Has the saga of the Russian Mistrals finally entered its next chapter?
Reports earlier this week indicated that France had lined up a deal to sell the two amphibious assault ships to the Egyptian government. Rumors suggest that Gulf states, and in particular the United Arab Emirates, helped finance the deal. Assuming that the ships remain in Egypt and aren’t flipped to Russia (or another destination) in the next few years, the sale has a few implications for maritime affairs in East Asia.
First, the ships apparently won’t end up in Asia, where the Mistrals could have contributed to maritime security, disaster relief, and active military operations. One of the more plausible reports regarding their eventual disposition involved Malaysia, one of the limited number of countries with sufficient interest and financial wherewithal to make a deal happen. Given the stronger defense cooperation between France and India in recent years, the Indian Navy also represented a potential target.

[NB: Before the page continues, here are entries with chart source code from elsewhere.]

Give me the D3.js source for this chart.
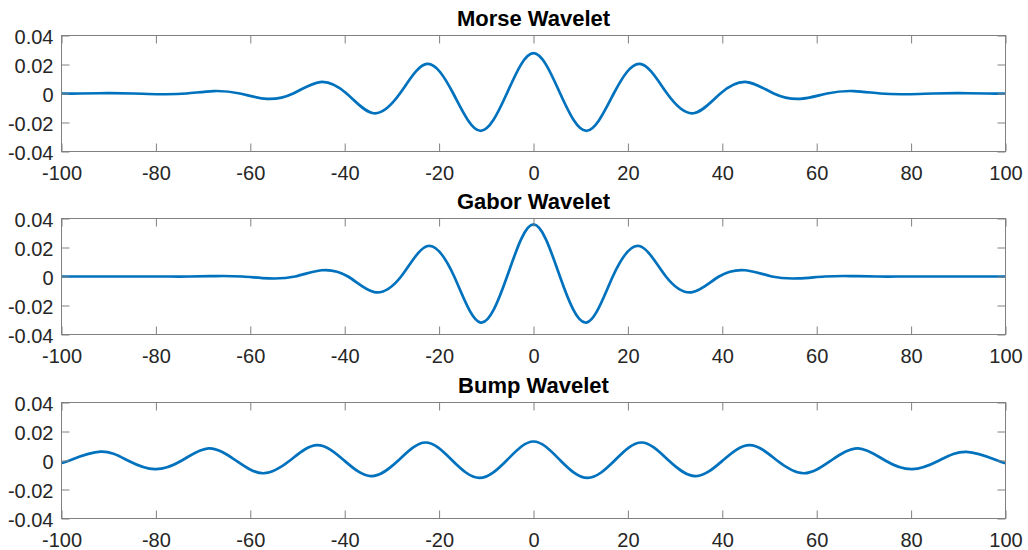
<!DOCTYPE html>
<html>
<head>
<meta charset="utf-8">
<script src="https://cdn.jsdelivr.net/npm/d3@7"></script>
<style>
  html, body { margin: 0; padding: 0; background: #ffffff; }
  svg { display: block; }
  text { font-family: "Liberation Sans", Arial, Helvetica, sans-serif; }
</style>
</head>
<body>
<svg id="chart" width="1028" height="550"></svg>
<script>
// Axis ticks shared by all three panels
const xTicks = [-100, -80, -60, -40, -20, 0, 20, 40, 60, 80, 100];
const xTickLabels = ["-100", "-80", "-60", "-40", "-20", "0", "20", "40", "60", "80", "100"];
const yTicks = [-0.04, -0.02, 0, 0.02, 0.04];
const yTickLabels = ["-0.04", "-0.02", "0", "0.02", "0.04"];

// Panel titles
const titles = ["Morse Wavelet", "Gabor Wavelet", "Bump Wavelet"];

// Morse wavelet (real part): extrema and zero crossings
const morseX = [-100, -96.1, -90.4, -84.8, -79.1, -73.5, -67.8, -62.2, -56.5, -50.9, -45.2, -39.6,
  -33.9, -28.3, -22.6, -17.0, -11.3, -5.65, 0, 5.65, 11.3, 17.0, 22.6, 28.3, 33.9, 39.6, 45.2,
  50.9, 56.5, 62.2, 67.8, 73.5, 79.1, 84.8, 90.4, 96.1, 100];
const morseY = [0.0000, 0.0000, 0.0002, 0.0000, -0.0005, 0.0000, 0.0017, 0.0000, -0.0037, 0.0000, 0.0079, 0.0000,
  -0.0136, 0.0000, 0.0204, 0.0000, -0.0257, 0.0000, 0.0278, 0.0000, -0.0257, 0.0000, 0.0204, 0.0000, -0.0136, 0.0000, 0.0079,
  0.0000, -0.0037, 0.0000, 0.0017, 0.0000, -0.0005, 0.0000, 0.0002, 0.0000, 0.0000];

// Gabor wavelet (real part)
const gaborX = [-100, -92, -85, -78.5, -72.9, -67.3, -61.7, -56.1, -50.5, -44.9, -39.3, -33.7, -28.05,
  -22.4, -16.8, -11.2, -5.6, 0, 5.6, 11.2, 16.8, 22.4, 28.05, 33.7, 39.3, 44.9, 50.5, 56.1, 61.7,
  67.3, 72.9, 78.5, 85, 92, 100];
const gaborY = [0.0000, 0.0000, 0.0000, 0.0000, 0.0000, 0.0003, 0.0000, -0.0013, 0.0000, 0.0043, 0.0000, -0.0108, 0.0000,
  0.0210, 0.0000, -0.0318, 0.0000, 0.0359, 0.0000, -0.0318, 0.0000, 0.0210, 0.0000, -0.0108, 0.0000, 0.0043, 0.0000, -0.0013, 0.0000,
  0.0003, 0.0000, 0.0000, 0.0000, 0.0000, 0.0000];

// Bump wavelet (real part)
const bumpX = [-100, -98.3, -91.75, -85.95, -80.2, -74.5, -68.8, -63.05, -57.3, -51.6, -45.85, -40.1,
  -34.4, -28.65, -22.9, -17.2, -11.45, -5.7, 0, 5.7, 11.45, 17.2, 22.9, 28.65, 34.4, 40.1, 45.85,
  51.6, 57.3, 63.05, 68.8, 74.5, 80.2, 85.95, 91.75, 98.3, 100];
const bumpY = [-0.0016, 0.0000, 0.0061, 0.0000, -0.0060, 0.0000, 0.0084, 0.0000, -0.0088, 0.0000, 0.0106, 0.0000,
  -0.0108, 0.0000, 0.0124, 0.0000, -0.0120, 0.0000, 0.0131, 0.0000, -0.0120, 0.0000, 0.0124, 0.0000, -0.0108, 0.0000, 0.0106,
  0.0000, -0.0088, 0.0000, 0.0084, 0.0000, -0.0060, 0.0000, 0.0060, 0.0000, -0.0018];

const seriesX = [morseX, gaborX, bumpX];
const seriesY = [morseY, gaborY, bumpY];

// Layout
const left = 61.5, right = 1005.5;
const panelTops = [35.5, 218.5, 402.5];
const panelH = 116;
const lineColor = "#0072BD";
const axisColor = "#808080";
const textColor = "#262626";

const svg = d3.select("#chart");

const x = d3.scaleLinear().domain([-100, 100]).range([left, right]);

titles.forEach((title, i) => {
  const top = panelTops[i];
  const bottom = top + panelH;
  const y = d3.scaleLinear().domain([-0.04, 0.04]).range([bottom, top]);
  const g = svg.append("g");

  // Data line
  const pts = seriesX[i].map((xv, k) => [xv, seriesY[i][k]]);
  const line = d3.line()
    .x(d => x(d[0]))
    .y(d => y(d[1]))
    .curve(d3.curveNatural);
  g.append("path")
    .datum(pts)
    .attr("d", line)
    .attr("fill", "none")
    .attr("stroke", lineColor)
    .attr("stroke-width", 2.7)
    .attr("stroke-linejoin", "round");

  // Box
  g.append("rect")
    .attr("x", left).attr("y", top)
    .attr("width", right - left).attr("height", panelH)
    .attr("fill", "none")
    .attr("stroke", axisColor)
    .attr("stroke-width", 1);

  const styleAxis = sel => {
    sel.select(".domain").remove();
    sel.selectAll(".tick line").attr("stroke", axisColor).attr("stroke-width", 1);
    sel.selectAll(".tick text")
      .attr("fill", textColor)
      .style("font-size", "20px")
      .style("font-family", '"Liberation Sans", Arial, Helvetica, sans-serif');
  };

  // Bottom axis with labels, inward ticks
  g.append("g")
    .attr("transform", `translate(0,${bottom})`)
    .call(d3.axisBottom(x).tickValues(xTicks).tickSize(-8).tickPadding(14)
      .tickFormat((d, k) => xTickLabels[k]))
    .call(styleAxis);

  // Top axis: ticks only
  g.append("g")
    .attr("transform", `translate(0,${top})`)
    .call(d3.axisTop(x).tickValues(xTicks).tickSize(-8).tickFormat(""))
    .call(styleAxis);

  // Left axis with labels
  g.append("g")
    .attr("transform", `translate(${left},0)`)
    .call(d3.axisLeft(y).tickValues(yTicks).tickSize(-8).tickPadding(8)
      .tickFormat((d, k) => yTickLabels[k]))
    .call(styleAxis)
    .selectAll(".tick text").attr("dy", "0.42em");

  // Right axis: ticks only
  g.append("g")
    .attr("transform", `translate(${right},0)`)
    .call(d3.axisRight(y).tickValues(yTicks).tickSize(-8).tickFormat(""))
    .call(styleAxis);

  // Title
  g.append("text")
    .attr("x", (left + right) / 2)
    .attr("y", top - 9.5)
    .attr("text-anchor", "middle")
    .attr("fill", "#000000")
    .style("font-size", "22px")
    .style("font-weight", "bold")
    .text(title);
});
</script>
</body>
</html>
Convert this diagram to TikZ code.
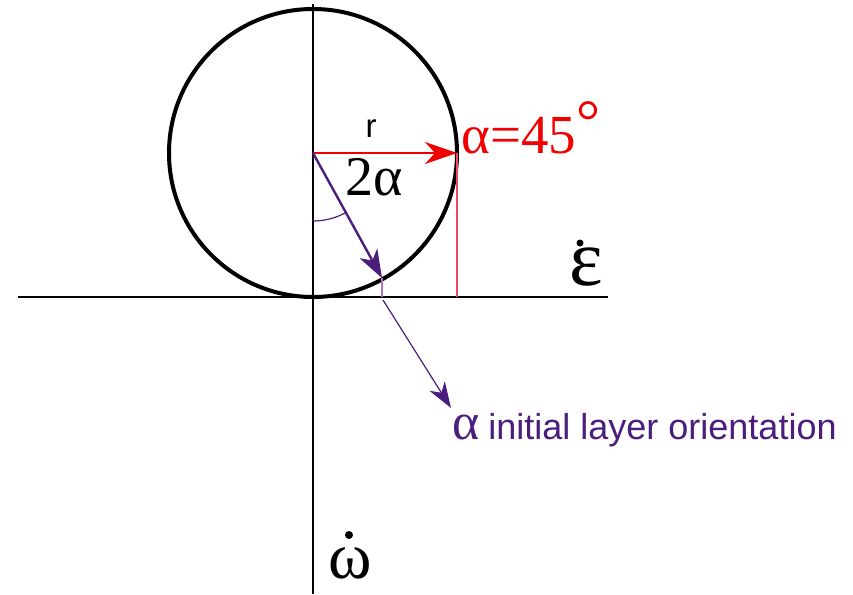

The direct impact on Asia comes in the form of enhanced regional stability. Mistrals, assuming they are well-maintained, will give the Egyptian Navy the ability to monitor and manage its littoral in both the Red Sea and the Mediterranean. This will enhance maritime security, helping to ensure that trade destined for Asian ports remains safe. Given that the Indian, Chinese, and Japanese navies have all deployed to the Indian Ocean in counter-piracy and rescue operations, the Mistrals will make a welcome contribution.
“Well-maintained” remains a significant caveat, however. We have plentiful examples of states like Egypt, which lack a long naval tradition, or much experience with large ships, struggling to keep modern, complex warships in service; Thailand’s aircraft carrier, for example, rarely leaves port. Indeed, at this point it’s unclear when Egypt will be able to put the ships into service. Egyptian navy personnel will require considerable assistance both from France and Russia, the latter because of the Russian origin of many of the subsystems on board the ships. Although the circumstances of this deal heavily favor Russian dealers, China might eventually play some role in supplying subsystems for the Mistrals.
For the last decade and a half, the area between Suez and India’s littoral has become a global maritime responsibility. Pirates operating out of Somalia made the region dangerous, precipitating an international effort. While some of the more notable states of the Middle East contributed to this effort, the Mistrals will give Egypt a much more impressive capability to bridge that gap.